Certain characteristics of socio-metric tool that make it a desirable and useful instrument are:
a) The subjects should express themselves spontaneously in their choice of companions.
b) Directions should be clear about tools and situations and the methods of recording choices.
c) The confidential nature of choices made should be emphasized.
d) Each student would have a companion out of the choices given by him.
e) The word test cannot be used anywhere because it is associated with right and wrong answers and would probably distort the meaning of the choices of the students.
As in any research procedure, the use of the sociometric question requires attention to the general abilities of the subjects; to take an obvious example, children who cannot yet read or write will have to be interviewed. Under such circumstances the social setting for asking the questions must ensure privacy and confidentiality, and the interviewer should make sure that the child is not intimidated by, or made fearful of, the situation; otherwise, the validity of the responses may be affected. Collecting data through the sociometric question, however, is intrinsically a simple procedure and should be adaptable to most situations. Variations range from the use of a single question asking for a simple listing of choices on one criterion to a battery of questions in which ordered choices and rejections are requested on many criteria.

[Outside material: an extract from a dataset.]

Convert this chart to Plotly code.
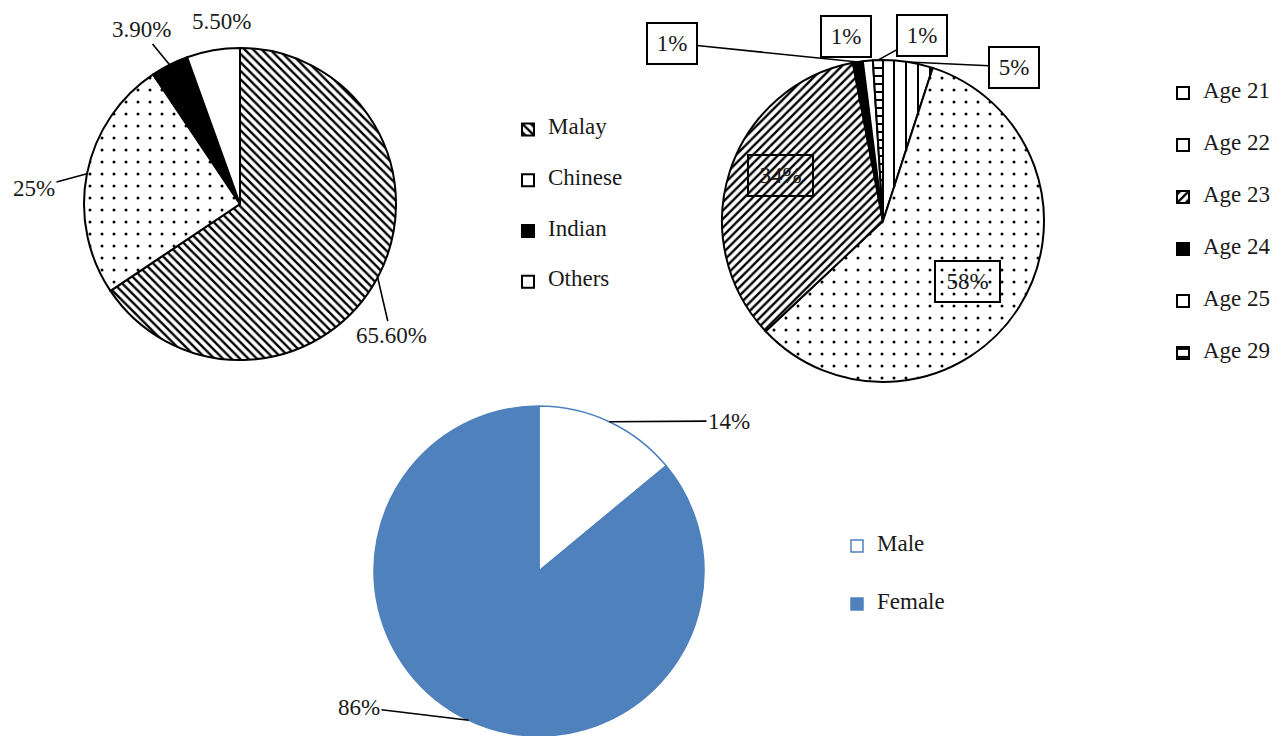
import math
import plotly.graph_objects as go

W, H = 1274, 736
FONT = "Liberation Serif, Times New Roman, serif"
TXT = "#1a1a1a"

# ---------------- data ----------------
ethnic_labels = ["Malay", "Chinese", "Indian", "Others"]
ethnic_values = [65.6, 25.0, 3.9, 5.5]

age_labels = ["Age 21", "Age 22", "Age 23", "Age 24", "Age 25", "Age 29"]
age_values = [5, 58, 34, 1, 1, 1]

gender_labels = ["Male", "Female"]
gender_values = [14, 86]

# ---------------- layout constants (pixels) ----------------
PIE1 = dict(cx=240, cy=204, r=156)
PIE2 = dict(cx=883, cy=221, r=161)
PIE3 = dict(cx=539, cy=571, r=165)

# label centres (layout only) and whether a leader line is drawn
LAB1 = [(391, 335), (34, 188), (141, 30), (221, 22)]
ARR1 = [True, True, True, False]
LAB2 = [(1014, 67), (967, 281), (780, 176), (672, 43), (846, 36), (922, 36)]
ARR2 = [True, False, False, True, False, True]
BOXW2 = [42, 57, 57, 42, 42, 42]
LAB3 = [(729, 421), (359, 707)]
ARR3 = [True, True]


def domain(p):
    cx, cy, r = p["cx"], p["cy"], p["r"]
    return dict(x=[(cx - r) / W, (cx + r) / W], y=[1 - (cy + r) / H, 1 - (cy - r) / H])


def mid_angles(values):
    tot = float(sum(values))
    out, acc = [], 0.0
    for v in values:
        out.append((acc + v / 2.0) / tot * 2 * math.pi)
        acc += v
    return out


def head(p, ang, k=1.0):
    return (p["cx"] + k * p["r"] * math.sin(ang), p["cy"] - k * p["r"] * math.cos(ang))


def fmt(v):
    return f"{v:.0f}%" if float(v).is_integer() else f"{v:.2f}%"


def legend_label(lab):
    # padded to give Excel-like spacing between legend rows
    return "\u00a0<br><span style='font-size:23px'>" + lab + "</span><br>\u00a0"


fig = go.Figure()

fig.add_trace(go.Pie(
    labels=[legend_label(s) for s in ethnic_labels], values=ethnic_values,
    sort=False, direction="clockwise", rotation=0, textinfo="none",
    domain=domain(PIE1), legend="legend",
    marker=dict(colors=["white", "white", "black", "white"],
                line=dict(color="black", width=2),
                pattern=dict(shape=["\\", ".", "", ""], fgcolor="black",
                             size=[6, 12, 8, 8], solidity=[0.4, 0.05, 0.3, 0.3])),
))

fig.add_trace(go.Pie(
    labels=[legend_label(s) for s in age_labels], values=age_values,
    sort=False, direction="clockwise", rotation=0, textinfo="none",
    domain=domain(PIE2), legend="legend2",
    marker=dict(colors=["white", "white", "white", "black", "white", "white"],
                line=dict(color="black", width=2),
                pattern=dict(shape=["|", ".", "/", "", "", "-"], fgcolor="black",
                             size=[12, 12, 6, 8, 8, 8], solidity=[0.17, 0.05, 0.4, 0.3, 0.3, 0.25])),
))

fig.add_trace(go.Pie(
    labels=[legend_label(s) for s in gender_labels], values=gender_values,
    sort=False, direction="clockwise", rotation=0, textinfo="none",
    domain=domain(PIE3), legend="legend3",
    marker=dict(colors=["white", "#4F81BD"], line=dict(color="#4F81BD", width=1.5)),
))

annotations = []


def add_labels(p, values, labpos, arrows, boxw=None):
    angs = mid_angles(values)
    for i, v in enumerate(values):
        lx, ly = labpos[i]
        a = dict(text=fmt(v), xref="paper", yref="paper",
                 xanchor="center", yanchor="middle",
                 font=dict(family=FONT, size=23, color=TXT))
        if boxw is not None:
            a.update(bordercolor="black", borderwidth=2, borderpad=3,
                     width=boxw[i], height=33)
        if arrows[i]:
            hx, hy = head(p, angs[i])
            a.update(x=hx / W, y=1 - hy / H, showarrow=True, arrowhead=0,
                     arrowwidth=1.6, arrowcolor="black", standoff=0,
                     ax=lx - hx, ay=ly - hy)
        else:
            a.update(x=lx / W, y=1 - ly / H, showarrow=False)
        annotations.append(a)


add_labels(PIE1, ethnic_values, LAB1, ARR1)
add_labels(PIE2, age_values, LAB2, ARR2, BOXW2)
add_labels(PIE3, gender_values, LAB3, ARR3)

leg_common = dict(xanchor="left", yanchor="top", bgcolor="rgba(0,0,0,0)",
                  borderwidth=0)

fig.update_layout(
    width=W, height=H,
    margin=dict(l=0, r=0, t=0, b=0, autoexpand=False),
    paper_bgcolor="white", plot_bgcolor="white",
    font=dict(family=FONT, size=23, color=TXT),
    annotations=annotations,
    legend=dict(x=508 / W, y=1 - 99 / H, font=dict(family=FONT, size=12.25, color=TXT), **leg_common),
    legend2=dict(x=1163 / W, y=1 - 62 / H, font=dict(family=FONT, size=12.56, color=TXT), **leg_common),
    legend3=dict(x=837 / W, y=1 - 512 / H, font=dict(family=FONT, size=14.1, color=TXT), **leg_common),
)

fig.write_html("out.html")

Sociomtery is a simple, economical and materisitic method of observation and data collection through questionnares and schedules. It is easy to administer. It has the virtue of considerable flexibility. It can be adopted to a wide variety of research. It improves social-relations. The sociometry is highly useful in indentifying leadership, attitudes, beliefs and values. It provides relatively acceptable indices for a large number of empirical concepts. It has implications for action research. It has interdisciplinary popularity.